Could someone with a different background do your job?

Definitely! PwC hires people from all different backgrounds and you don’t need to have a business or law background. Technical training is done on the job, and in this way PwC doesn’t expect you to have any previous knowledge of tax law. In fact, the training was one of my favourite things starting out! All graduates across Australia were flown to Melbourne for two weeks to go through this learning process together.

The firm wants to celebrate what makes you different. Seeing this diversity in action, I can definitely say that this contributes to the way in which we help clients to successfully deliver a meaningful strategy instead of a simple answer to their problem. The firm is multidisciplinary, so this collaboration comes naturally to the culture.

Pros and cons

What do you love the most about your job? Which kind of task do you enjoy the most?

I love that my job is challenging. A lot of the time you are dealing with a matter that has no legal precedent and this means that you have to draw on your creativity in researching to determine what would be the answer based on other material such as public policy, legislative objectives, rulings and commentary.

I also love that I work for an innovative and modern firm. With no dress code, I can dress casually for the day and with no offices, I can sit wherever I like to suit my workload or get to know certain people better by sitting next to them.
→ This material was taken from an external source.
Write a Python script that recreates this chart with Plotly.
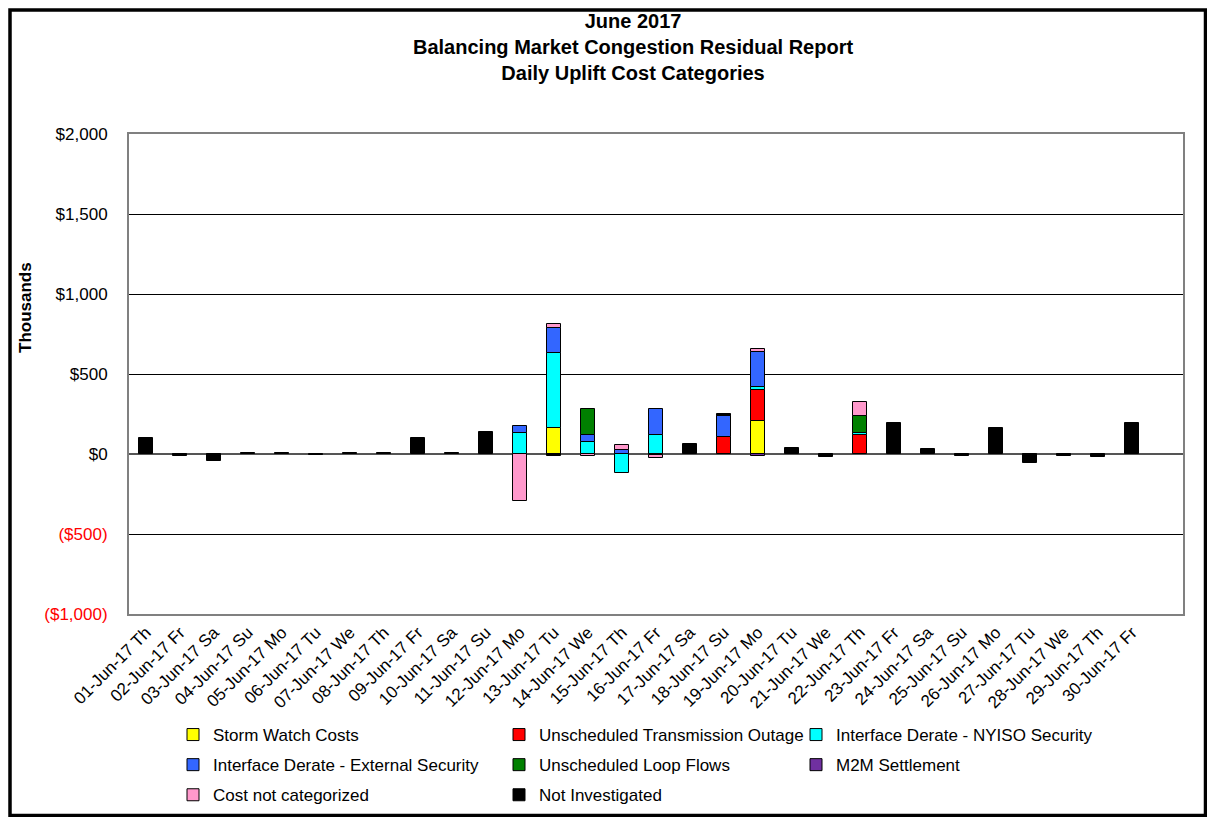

PwC have lawyers but also other specialists who collaborate and help find clients a commercially viable solution with a broader business outlook rather than just their legal matter at hand. As a graduate, I find it incredibly rewarding that I develop my commerciality not only through lawyers, but also of through other specialists who have a world of market insight.

What’s the biggest limitation of your job? Do you bear a lot of responsibility? Do you have to work on weekends? Are the stress levels high?

From the very beginning there is a lot of independence and trust in how you manage your day. I soon learnt about how much work I can take on and where to draw the line, while also having opportunities to seek out work I am passionate about and learn to juggle these priorities. It is a struggle sometimes, but ultimately this is a necessary prerequisite for growth which I would rather learn earlier than later.

Naturally, there will sometimes be long hours. The flipside of this is the flexible working arrangements which make this manageable and help you keep work life balance. You’re able to work from home or any other location, take time off during the day if you need that relaxing massage and leave work earlier to attend your sport training that night. It’s all about balance.

A word to the wise...

Which three pieces of advice would you give to a current university student? They don’t necessarily have to be related to your role, or even be career-focused.

  1. Never underestimate your curiosity. You will never know until you’ve done it – so try and do as much as you can! This includes things that you are drawn to and things you don’t think you’ll enjoy as much. There is great benefit in knowing what you do like and what you don’t like.
  2. Don’t be afraid to ask those around you for guidance, support and advice. There is a world of wisdom people have to offer that they have learnt through their own unique experiences.
  3. Most importantly, everything is about perspective! University is a long rollercoaster and there will inevitably be times where you come down, but remember that there is something to gain from every experience.